"When, therefore, we purchase a Portuguese orange, we may say that we obtain it 99/100 gratuitously and 1/100 by the right of labor; in other words, at a mere song compared to those of New York.
"Now it is precisely on account of this 99/100 gratuity (excuse the phrase) that you argue in favor of exclusion. How, you say, could national labor sustain the competition of foreign labor, when the first has every thing to do, and the last is rid of nearly all the trouble, the sun taking the rest of the business upon himself? If then the 99/100 gratuity can determine you to check competition, on what principle can the entire gratuity be alleged as a reason for admitting it? You are no logicians if, refusing the 99/100 gratuity as hurtful to human labor, you do not à fortiori, and with double zeal, reject the full gratuity.

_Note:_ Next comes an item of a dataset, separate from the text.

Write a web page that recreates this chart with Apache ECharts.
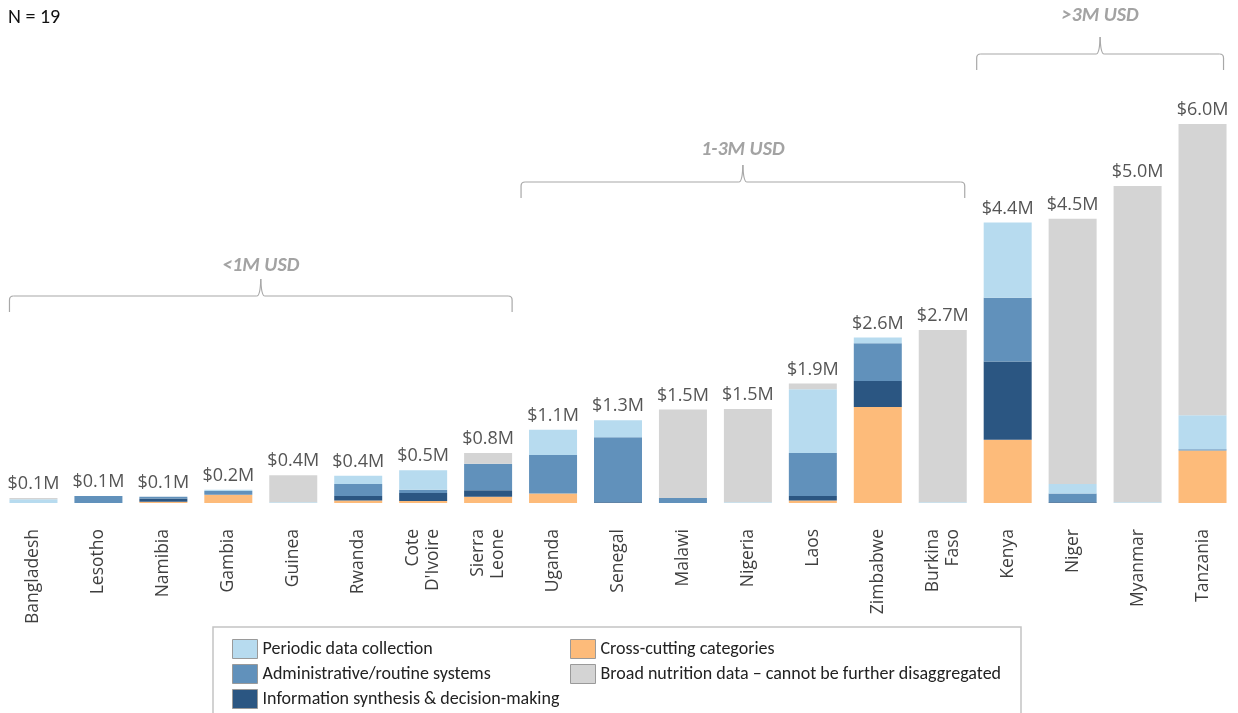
<!DOCTYPE html>
<html>
<head>
<meta charset="utf-8">
<script src="https://cdn.jsdelivr.net/npm/echarts@6/dist/echarts.min.js"></script>
<style>
html,body{margin:0;padding:0;background:#fff;}
#chart{width:1238px;height:713px;}
</style>
</head>
<body>
<div id="chart"></div>
<script>
const categories = ['Bangladesh','Lesotho','Namibia','Gambia','Guinea','Rwanda',"Cote\nD'Ivoire",'Sierra\nLeone','Uganda','Senegal','Malawi','Nigeria','Laos','Zimbabwe','Burkina\nFaso','Kenya','Niger','Myanmar','Tanzania'];
const crossCutting = [0, 0, 0.02, 0.13, 0, 0.04, 0.03, 0.10, 0.15, 0, 0, 0, 0.04, 1.52, 0, 1.00, 0, 0, 0.83];
const infoSynthesis = [0, 0, 0.05, 0, 0, 0.07, 0.13, 0.10, 0, 0.01, 0, 0, 0.07, 0.41, 0, 1.24, 0.01, 0, 0];
const adminSystems = [0, 0.11, 0.03, 0.06, 0, 0.19, 0.05, 0.42, 0.61, 1.03, 0.08, 0, 0.68, 0.60, 0, 1.01, 0.14, 0, 0.02];
const periodicData = [0.06, 0, 0, 0.02, 0.01, 0.13, 0.31, 0, 0.40, 0.27, 0, 0.01, 1.01, 0.09, 0.01, 1.19, 0.15, 0.01, 0.54];
const broadData = [0.02, 0, 0, 0, 0.43, 0, 0, 0.17, 0, 0, 1.40, 1.48, 0.09, 0, 2.73, 0, 4.20, 5.01, 4.61];
const totalLabels = [0.1, 0.1, 0.1, 0.2, 0.4, 0.4, 0.5, 0.8, 1.1, 1.3, 1.5, 1.5, 1.9, 2.6, 2.7, 4.4, 4.5, 5.0, 6.0];
const groups = [
  {label: '<1M USD', from: 0, to: 7},
  {label: '1-3M USD', from: 8, to: 14},
  {label: '>3M USD', from: 15, to: 18}
];

const names = ['Cross-cutting categories','Information synthesis & decision-making','Administrative/routine systems','Periodic data collection','Broad nutrition data \u2013 cannot be further disaggregated'];
const colors = ['#fdbb7a','#2b5682','#6191bb','#b7dbef','#d4d4d4'];
const seriesData = [crossCutting, infoSynthesis, adminSystems, periodicData, broadData];
const totals = categories.map((c,i)=> seriesData.reduce((s,a)=>s+a[i],0));

const narrow = "Carlito, 'Liberation Sans Narrow', 'DejaVu Sans Condensed', sans-serif";
const BAR_W = 48;

const chart = echarts.init(document.getElementById('chart'));
const series = seriesData.map((d,k)=>({
  name: names[k], type: 'bar', stack: 'all', data: d, barWidth: BAR_W,
  itemStyle: {color: colors[k]}, emphasis: {disabled: true}
}));
series.push({
  name: 'total', type: 'bar', data: totals, barWidth: BAR_W, barGap: '-100%', z: 1,
  itemStyle: {color: 'rgba(0,0,0,0)'},
  label: {show: true, position: 'top', distance: 5, fontSize: 18, fontFamily: 'Open Sans', color: '#555',
    formatter: p => '$' + totalLabels[p.dataIndex].toFixed(1) + 'M'},
  emphasis: {disabled: true}, silent: true
});

const legendCommon = {
  orient: 'vertical', itemWidth: 25, itemHeight: 19, itemGap: 5, icon: 'rect', padding: 0,
  itemStyle: {borderColor: '#9a9a9a', borderWidth: 1},
  textStyle: {fontSize: 18, fontFamily: narrow, color: '#222', padding: [0,0,0,0]},
  selectedMode: false
};

chart.setOption({
  animation: false,
  grid: {left: 1, right: 3, top: 124, bottom: 210, containLabel: false},
  xAxis: {type: 'category', data: categories,
    axisLine: {show: false}, axisTick: {show: false},
    axisLabel: {interval: 0, rotate: 90, margin: 26, fontSize: 17.5, fontFamily: 'Open Sans', color: '#3f3f3f', lineHeight: 20}},
  yAxis: {type: 'value', min: 0, max: 6, show: false, splitLine: {show: false}},
  legend: [
    Object.assign({left: 232, top: 639, data: [names[3], names[2], names[1]]}, legendCommon),
    Object.assign({left: 570, top: 639, data: [names[0], names[4]]}, legendCommon)
  ],
  series: series
});

const strokeStyle = {stroke: '#a8a8a8', lineWidth: 1.2, fill: 'none'};
function bracketElems(x1, x2, y, drop, tip){
  const xm = (x1 + x2) / 2, r = 4;
  const L = (a,b,c,d)=>({type: 'line', shape: {x1: a, y1: b, x2: c, y2: d}, style: strokeStyle});
  const B = (a,b,c,d,cx,cy)=>({type: 'bezierCurve', shape: {x1: a, y1: b, x2: c, y2: d, cpx1: cx, cpy1: cy}, style: strokeStyle});
  return [
    L(x1, y+drop, x1, y+r), B(x1, y+r, x1+r, y, x1, y),
    L(x1+r, y, xm-4, y), B(xm-4, y, xm, y-tip, xm-0.5, y),
    B(xm, y-tip, xm+4, y, xm+0.5, y), L(xm+4, y, x2-r, y),
    B(x2-r, y, x2, y+r, x2, y), L(x2, y+r, x2, y+drop)
  ];
}

const bracketY = [296, 182, 54];
const labelRise = [30, 32, 38];
const bracketPad = [[0,0],[8,-2],[7,-3]];
const graphics = [
  {type: 'text', left: 8, top: 8, style: {text: 'N = 19', fontSize: 20, fontFamily: narrow, fill: '#111'}},
  {type: 'rect', shape: {x: 213, y: 627, width: 808, height: 100}, style: {fill: 'none', stroke: '#c4c4c4', lineWidth: 1.5}, z: 0}
];
groups.forEach((g, i)=>{
  const xa = chart.convertToPixel({xAxisIndex: 0}, g.from) - BAR_W/2 - bracketPad[i][0];
  const xb = chart.convertToPixel({xAxisIndex: 0}, g.to) + BAR_W/2 + bracketPad[i][1];
  const y = bracketY[i];
  bracketElems(xa, xb, y, 16, 17).forEach(e=>graphics.push(e));
  graphics.push({type: 'text', x: (xa+xb)/2, y: y - labelRise[i],
    style: {text: g.label, fontSize: 20, fontStyle: 'italic', fontWeight: 'bold', fontFamily: narrow,
      fill: '#a3a3a3', align: 'center', verticalAlign: 'middle'}});
});
chart.setOption({graphic: graphics});
</script>
</body>
</html>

"Again, when any article, as coal, iron, cheese, or cloth, comes to us from foreign countries with less labor than if we produced it ourselves, the difference in price is a gratuitous gift conferred upon us; and the gift is more or less considerable, according as the difference is greater or less. It is the quarter, the half, or the three-quarters of the value of the produce, in proportion as the foreign merchant requires the three-quarters, the half, or the quarter of the price. It is as complete as possible when the producer offers, as the sun does with light, the whole, in free gift. The question is, and we put it formally, whether you wish for the United States the benefit of gratuitous consumption, or the supposed advantages of laborious production. Choose: but be consistent. And does it not argue the greatest inconsistency to check, as you do, the importation of iron-ware, dry-goods, and other foreign manufactures, merely because, and even in proportion as, their price approaches zero, while at the same time you freely admit, and without limitation, the light of the sun, whose price is during the whole day at zero?"
CHAPTER VIII.
DISCRIMINATING DUTIES.
A poor laborer of Ohio had raised, with the greatest possible care and attention, a nursery of vines, from which, after much labor, he at last succeeded in producing a pipe of Catawba wine, and forgot, in the joy of his success, that each drop of this precious nectar had cost a drop of sweat to his brow.
"I will sell it," said he to his wife, "and with the proceeds I will buy lace, which will serve you to make a present for our daughter."
The honest countryman, arriving in the city of Cincinnati, there met an Englishman and a Yankee.
The Yankee said to him, "Give me your wine, and I in exchange will give you fifteen bundles of Yankee lace."